::: Data shown :::
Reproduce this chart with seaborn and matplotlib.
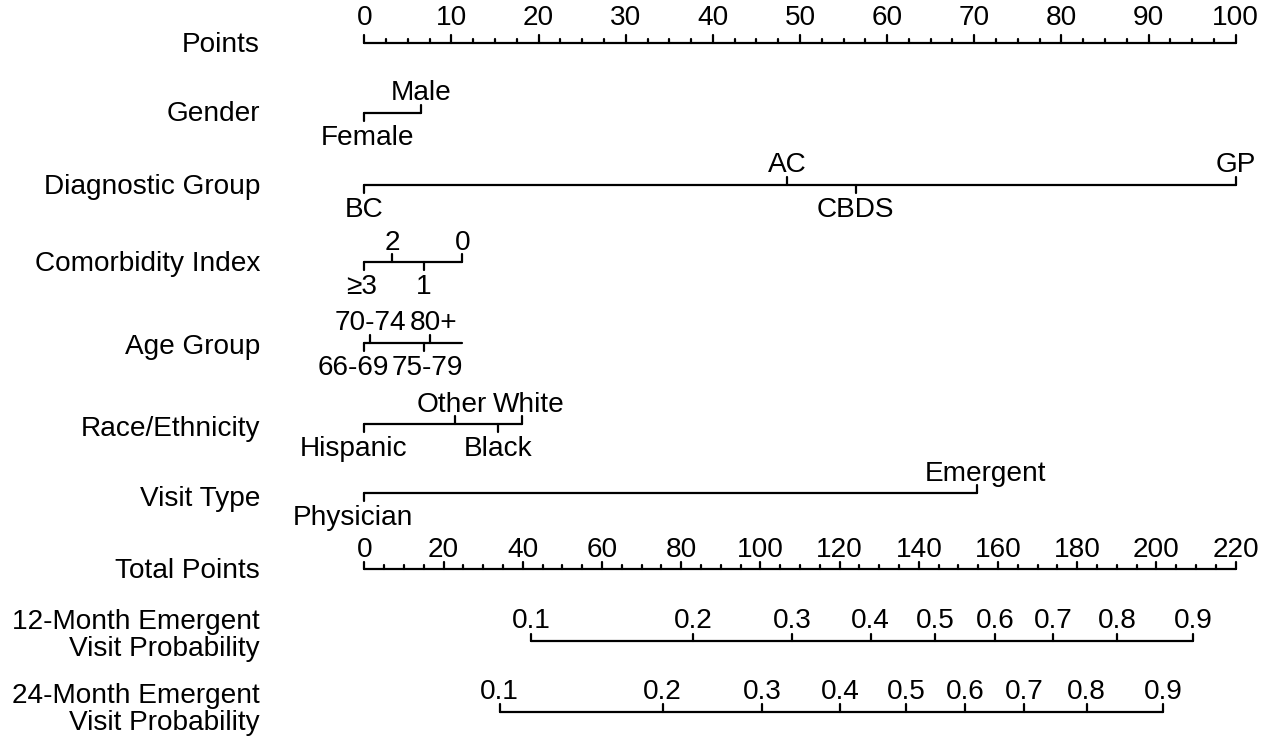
import matplotlib
matplotlib.use("Agg")
import matplotlib.pyplot as plt
import numpy as np
import pandas as pd
import seaborn as sns

# ---------------- data ----------------
points_ticks = list(range(0, 101, 10))
points_minor_step = 2.5

gender_levels = ["Female", "Male"]
gender_points = [0.0, 6.5]

diag_levels = ["BC", "AC", "CBDS", "GP"]
diag_points = [0.0, 48.5, 56.4, 100.0]

comorb_levels = ["≥3", "2", "1", "0"]
comorb_points = [0.0, 3.2, 6.8, 11.25]

age_levels = ["66-69", "70-74", "75-79", "80+"]
age_points = [0.0, 0.65, 6.8, 7.5]
age_axis_end = 11.25

race_levels = ["Hispanic", "Other", "Black", "White"]
race_points = [0.0, 10.4, 15.4, 18.1]

visit_levels = ["Physician", "Emergent"]
visit_points = [0.0, 70.35]

total_ticks = list(range(0, 221, 20))
total_minor_step = 5
total_max = 220

prob_levels = [0.1, 0.2, 0.3, 0.4, 0.5, 0.6, 0.7, 0.8, 0.9]
prob12_total = [42.05, 83.0, 108.1, 127.8, 144.1, 159.3, 174.0, 190.1, 209.3]
prob24_total = [34.2, 75.3, 100.4, 120.1, 136.7, 151.7, 166.5, 182.4, 201.6]

row_names = ["Points", "Gender", "Diagnostic Group", "Comorbidity Index",
             "Age Group", "Race/Ethnicity", "Visit Type", "Total Points",
             "12-Month Emergent\nVisit Probability",
             "24-Month Emergent\nVisit Probability"]

# ---------------- layout (pixel rows, px per point) ----------------
W, H = 1283, 741
X0, PX = 364.3, 8.714          # pixel of 0 points, pixels per point
row_y = {"Points": 42.7, "Gender": 112.7, "Diagnostic Group": 185.0,
         "Comorbidity Index": 262.3, "Age Group": 342.7, "Race/Ethnicity": 424.0,
         "Visit Type": 493.3, "Total Points": 569.3,
         row_names[8]: 641.0, row_names[9]: 711.7}
label_base = {"Points": 52, "Gender": 121, "Diagnostic Group": 193.5,
              "Comorbidity Index": 271, "Age Group": 354, "Race/Ethnicity": 436,
              "Visit Type": 506, "Total Points": 578}
two_line_base = {row_names[8]: (629.3, 656.0), row_names[9]: (703.3, 730.0)}
label_nudge_px = {"66-69": -11, "75-79": 4, "80+": 4, "Other": -3, "White": 7,
                  "Hispanic": -11, "Physician": -11, "Female": 3, "≥3": -2.5,
                  "Emergent": 8}
FS = 20.2
FAM = ["Liberation Sans", "DejaVu Sans"]

sns.set_theme(style="white")
plt.rcParams["font.family"] = FAM

fig = plt.figure(figsize=(W / 100, H / 100), dpi=100)
ax = fig.add_axes([0, 0, 1, 1])
ax.set_xlim(-X0 / PX, (W - X0) / PX)
ax.set_ylim(H, 0)
ax.axis("off")

segs = []


def seg(x0, y0, x1, y1):
    sid = len(segs)
    segs.append({"seg": sid, "x": x0, "y": y0})
    segs.append({"seg": sid, "x": x1, "y": y1})


def txt(x, y, s, ha="center", va="baseline"):
    ax.text(x, y, s, ha=ha, va=va, fontsize=FS, family=FAM, color="black")


def numeric_axis(y, lo, hi, major_vals, major_labels, minor_step, scale, lab_off):
    seg(lo * scale, y, hi * scale, y)
    for v, lab in zip(major_vals, major_labels):
        seg(v * scale, y, v * scale, y - 7.5)
        txt(v * scale, y - lab_off, lab)
    if minor_step:
        for v in np.arange(lo, hi + 1e-9, minor_step):
            if not any(abs(v - m) < 1e-9 for m in major_vals):
                seg(v * scale, y, v * scale, y - 4)


def cat_axis(y, levels, pts, end=None):
    order = np.argsort(pts)
    right = max(pts) if end is None else end
    seg(min(pts), y, right, y)
    for k, i in enumerate(order):
        x = pts[i]
        lab = levels[i]
        xl = x + label_nudge_px.get(lab, 0) / PX
        if k % 2 == 0:
            seg(x, y, x, y + 8)
            txt(xl, y + 32, lab)
        else:
            seg(x, y, x, y - 8)
            txt(xl, y - 12.5, lab)


# Points axis
numeric_axis(row_y["Points"], 0, 100, points_ticks, [str(v) for v in points_ticks],
             points_minor_step, 1.0, 18)
cat_axis(row_y["Gender"], gender_levels, gender_points)
cat_axis(row_y["Diagnostic Group"], diag_levels, diag_points)
cat_axis(row_y["Comorbidity Index"], comorb_levels, comorb_points)
cat_axis(row_y["Age Group"], age_levels, age_points, end=age_axis_end)
cat_axis(row_y["Race/Ethnicity"], race_levels, race_points)
cat_axis(row_y["Visit Type"], visit_levels, visit_points)
tscale = 100.0 / total_max
numeric_axis(row_y["Total Points"], 0, total_max, total_ticks,
             [str(v) for v in total_ticks], total_minor_step, tscale, 12.6)
for name, tot in [(row_names[8], prob12_total), (row_names[9], prob24_total)]:
    y = row_y[name]
    seg(tot[0] * tscale, y, tot[-1] * tscale, y)
    for p, t in zip(prob_levels, tot):
        seg(t * tscale, y, t * tscale, y - 7.5)
        txt(t * tscale, y - 12.7, f"{p:.1f}")

df = pd.DataFrame(segs)
sns.lineplot(data=df, x="x", y="y", units="seg", estimator=None, sort=False,
             color="black", linewidth=1.6, ax=ax, legend=False)
ax.set_xlim(-X0 / PX, (W - X0) / PX)
ax.set_ylim(H, 0)
ax.axis("off")

# Row labels
lab_x = (260 - X0) / PX
for name in row_names[:8]:
    txt(lab_x, label_base[name], name, ha="right")
for name in row_names[8:]:
    l1, l2 = name.split("\n")
    b1, b2 = two_line_base[name]
    txt(lab_x, b1, l1, ha="right")
    txt(lab_x, b2, l2, ha="right")

fig.savefig("out.png", dpi=100, facecolor="white")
:::
### Task requirements
Select every line in the material above where the string "matplotlib" occurs, and copy it.

### Exercise output
Reproduce this chart with seaborn and matplotlib.
import matplotlib
matplotlib.use("Agg")
import matplotlib.pyplot as plt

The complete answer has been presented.